● **Set problem**: Retype only the lines from the one containing "Write a LaTeX" through the one containing "(0,0) rectangle (874,1638);", both included, word for word. Pictures stay out of the copy.

[Entries with chart source code]
----------------------------------------
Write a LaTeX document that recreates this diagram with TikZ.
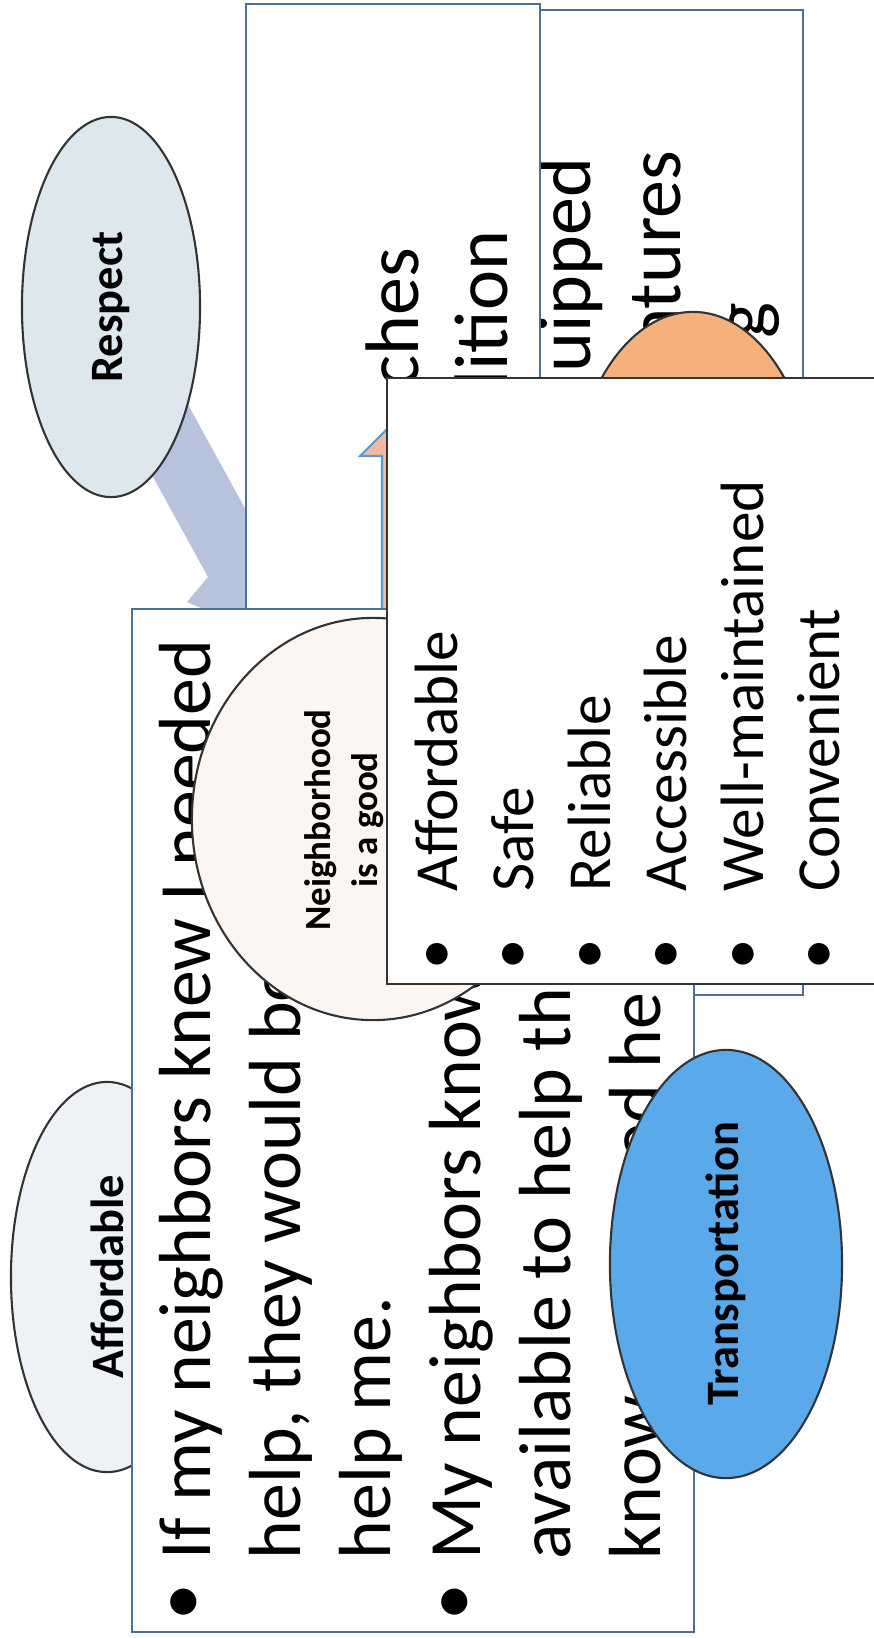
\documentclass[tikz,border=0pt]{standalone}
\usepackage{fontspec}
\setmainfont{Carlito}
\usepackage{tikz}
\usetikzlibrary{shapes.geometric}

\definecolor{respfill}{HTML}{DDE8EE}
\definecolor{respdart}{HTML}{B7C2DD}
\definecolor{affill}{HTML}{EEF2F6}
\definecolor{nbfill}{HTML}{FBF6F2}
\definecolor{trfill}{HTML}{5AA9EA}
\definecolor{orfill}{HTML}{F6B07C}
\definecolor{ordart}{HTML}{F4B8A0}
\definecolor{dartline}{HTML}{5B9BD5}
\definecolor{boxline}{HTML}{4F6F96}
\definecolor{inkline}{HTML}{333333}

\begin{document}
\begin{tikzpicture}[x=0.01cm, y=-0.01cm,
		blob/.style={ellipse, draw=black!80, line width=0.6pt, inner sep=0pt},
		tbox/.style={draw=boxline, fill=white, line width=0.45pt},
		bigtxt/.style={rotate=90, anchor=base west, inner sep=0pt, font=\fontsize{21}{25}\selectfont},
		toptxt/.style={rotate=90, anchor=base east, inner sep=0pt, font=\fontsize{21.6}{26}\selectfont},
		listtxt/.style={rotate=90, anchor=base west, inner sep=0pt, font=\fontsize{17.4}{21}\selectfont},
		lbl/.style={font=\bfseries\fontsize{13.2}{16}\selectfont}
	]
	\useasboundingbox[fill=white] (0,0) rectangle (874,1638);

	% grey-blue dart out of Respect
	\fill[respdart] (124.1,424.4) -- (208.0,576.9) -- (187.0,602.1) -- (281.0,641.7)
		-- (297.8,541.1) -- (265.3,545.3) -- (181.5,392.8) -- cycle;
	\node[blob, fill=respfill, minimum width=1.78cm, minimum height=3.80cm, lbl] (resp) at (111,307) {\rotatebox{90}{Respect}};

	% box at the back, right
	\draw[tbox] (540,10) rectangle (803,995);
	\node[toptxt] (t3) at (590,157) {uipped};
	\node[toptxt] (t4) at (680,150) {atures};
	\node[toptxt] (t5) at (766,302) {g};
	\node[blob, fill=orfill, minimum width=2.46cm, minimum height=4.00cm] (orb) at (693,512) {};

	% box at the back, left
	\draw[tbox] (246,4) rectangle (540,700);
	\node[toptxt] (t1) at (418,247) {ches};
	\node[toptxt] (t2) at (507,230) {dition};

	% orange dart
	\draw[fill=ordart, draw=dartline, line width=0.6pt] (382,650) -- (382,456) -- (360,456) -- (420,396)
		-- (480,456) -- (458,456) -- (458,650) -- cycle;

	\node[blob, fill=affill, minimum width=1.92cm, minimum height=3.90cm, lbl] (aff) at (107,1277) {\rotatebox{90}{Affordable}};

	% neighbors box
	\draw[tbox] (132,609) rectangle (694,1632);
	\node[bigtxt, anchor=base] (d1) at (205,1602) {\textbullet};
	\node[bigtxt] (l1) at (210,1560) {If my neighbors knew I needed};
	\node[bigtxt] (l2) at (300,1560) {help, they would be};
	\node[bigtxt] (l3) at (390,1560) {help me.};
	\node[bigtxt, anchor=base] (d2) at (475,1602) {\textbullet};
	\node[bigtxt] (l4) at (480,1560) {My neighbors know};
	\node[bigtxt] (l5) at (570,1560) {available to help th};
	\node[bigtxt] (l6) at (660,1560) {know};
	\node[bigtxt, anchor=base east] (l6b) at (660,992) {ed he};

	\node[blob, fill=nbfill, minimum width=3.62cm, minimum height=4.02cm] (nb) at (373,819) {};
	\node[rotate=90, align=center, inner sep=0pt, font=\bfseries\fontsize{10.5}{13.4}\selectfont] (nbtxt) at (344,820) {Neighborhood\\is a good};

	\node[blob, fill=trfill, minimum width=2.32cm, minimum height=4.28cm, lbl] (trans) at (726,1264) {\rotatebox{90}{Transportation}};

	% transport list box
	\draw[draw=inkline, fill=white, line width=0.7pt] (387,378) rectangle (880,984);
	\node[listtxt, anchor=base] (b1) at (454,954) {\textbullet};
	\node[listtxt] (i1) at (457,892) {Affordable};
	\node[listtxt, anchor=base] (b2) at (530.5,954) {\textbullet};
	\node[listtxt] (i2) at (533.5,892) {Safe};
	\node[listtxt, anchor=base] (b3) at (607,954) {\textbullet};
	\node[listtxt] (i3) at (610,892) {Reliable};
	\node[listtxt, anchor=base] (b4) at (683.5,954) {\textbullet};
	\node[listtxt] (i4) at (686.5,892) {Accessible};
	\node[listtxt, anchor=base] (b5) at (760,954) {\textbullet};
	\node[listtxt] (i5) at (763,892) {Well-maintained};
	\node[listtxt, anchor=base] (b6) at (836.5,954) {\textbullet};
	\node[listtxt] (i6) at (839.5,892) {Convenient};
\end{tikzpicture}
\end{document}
----------------------------------------
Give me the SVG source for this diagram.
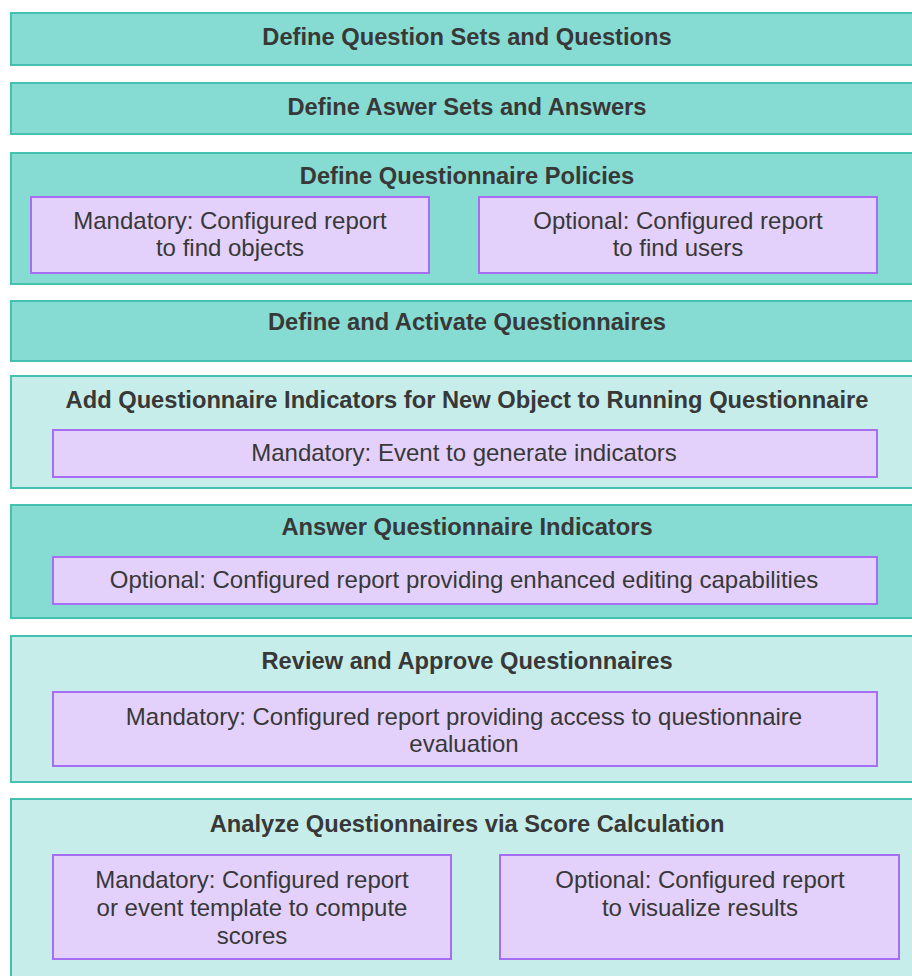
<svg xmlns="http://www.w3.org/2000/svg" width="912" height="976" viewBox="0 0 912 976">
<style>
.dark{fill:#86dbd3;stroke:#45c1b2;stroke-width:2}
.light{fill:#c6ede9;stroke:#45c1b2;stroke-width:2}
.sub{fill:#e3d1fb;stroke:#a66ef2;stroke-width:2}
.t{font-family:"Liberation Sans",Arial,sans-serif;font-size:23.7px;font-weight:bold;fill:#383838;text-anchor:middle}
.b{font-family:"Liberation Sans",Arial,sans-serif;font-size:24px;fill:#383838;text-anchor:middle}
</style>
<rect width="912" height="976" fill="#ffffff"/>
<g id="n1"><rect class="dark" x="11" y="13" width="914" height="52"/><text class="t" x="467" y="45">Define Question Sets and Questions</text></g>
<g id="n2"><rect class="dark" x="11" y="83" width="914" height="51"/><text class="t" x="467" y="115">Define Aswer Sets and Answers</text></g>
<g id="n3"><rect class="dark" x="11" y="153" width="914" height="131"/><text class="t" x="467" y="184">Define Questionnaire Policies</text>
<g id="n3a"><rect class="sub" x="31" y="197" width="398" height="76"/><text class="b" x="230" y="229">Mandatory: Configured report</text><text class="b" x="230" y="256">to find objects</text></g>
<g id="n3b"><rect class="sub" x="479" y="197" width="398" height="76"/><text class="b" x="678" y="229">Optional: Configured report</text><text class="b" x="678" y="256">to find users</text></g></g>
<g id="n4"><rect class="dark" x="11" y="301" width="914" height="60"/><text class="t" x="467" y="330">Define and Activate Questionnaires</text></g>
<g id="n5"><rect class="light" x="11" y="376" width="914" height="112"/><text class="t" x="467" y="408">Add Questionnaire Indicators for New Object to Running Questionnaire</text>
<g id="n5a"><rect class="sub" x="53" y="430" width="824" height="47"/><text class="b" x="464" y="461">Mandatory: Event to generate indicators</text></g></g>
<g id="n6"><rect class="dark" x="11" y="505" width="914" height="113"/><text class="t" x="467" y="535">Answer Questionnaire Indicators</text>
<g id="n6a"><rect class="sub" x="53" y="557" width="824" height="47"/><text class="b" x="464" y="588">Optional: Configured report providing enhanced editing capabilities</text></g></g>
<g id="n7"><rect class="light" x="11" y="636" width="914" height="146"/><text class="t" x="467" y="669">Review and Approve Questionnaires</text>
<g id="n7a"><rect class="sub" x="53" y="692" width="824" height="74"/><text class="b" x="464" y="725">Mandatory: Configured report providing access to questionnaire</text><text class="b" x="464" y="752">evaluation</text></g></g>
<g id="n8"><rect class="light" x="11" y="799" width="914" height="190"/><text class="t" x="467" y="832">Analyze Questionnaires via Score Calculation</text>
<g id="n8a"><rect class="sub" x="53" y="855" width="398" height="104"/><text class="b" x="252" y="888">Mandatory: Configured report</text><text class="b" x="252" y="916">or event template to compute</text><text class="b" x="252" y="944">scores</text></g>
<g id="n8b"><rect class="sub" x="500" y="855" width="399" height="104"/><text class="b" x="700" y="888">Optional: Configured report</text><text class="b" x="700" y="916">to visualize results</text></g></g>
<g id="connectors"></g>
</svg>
----------------------------------------
● **Answer to this problem**:
Write a LaTeX document that recreates this diagram with TikZ.
\documentclass[tikz,border=0pt]{standalone}
\usepackage{fontspec}
\setmainfont{Carlito}
\usepackage{tikz}
\usetikzlibrary{shapes.geometric}

\definecolor{respfill}{HTML}{DDE8EE}
\definecolor{respdart}{HTML}{B7C2DD}
\definecolor{affill}{HTML}{EEF2F6}
\definecolor{nbfill}{HTML}{FBF6F2}
\definecolor{trfill}{HTML}{5AA9EA}
\definecolor{orfill}{HTML}{F6B07C}
\definecolor{ordart}{HTML}{F4B8A0}
\definecolor{dartline}{HTML}{5B9BD5}
\definecolor{boxline}{HTML}{4F6F96}
\definecolor{inkline}{HTML}{333333}

\begin{document}
\begin{tikzpicture}[x=0.01cm, y=-0.01cm,
		blob/.style={ellipse, draw=black!80, line width=0.6pt, inner sep=0pt},
		tbox/.style={draw=boxline, fill=white, line width=0.45pt},
		bigtxt/.style={rotate=90, anchor=base west, inner sep=0pt, font=\fontsize{21}{25}\selectfont},
		toptxt/.style={rotate=90, anchor=base east, inner sep=0pt, font=\fontsize{21.6}{26}\selectfont},
		listtxt/.style={rotate=90, anchor=base west, inner sep=0pt, font=\fontsize{17.4}{21}\selectfont},
		lbl/.style={font=\bfseries\fontsize{13.2}{16}\selectfont}
	]
	\useasboundingbox[fill=white] (0,0) rectangle (874,1638);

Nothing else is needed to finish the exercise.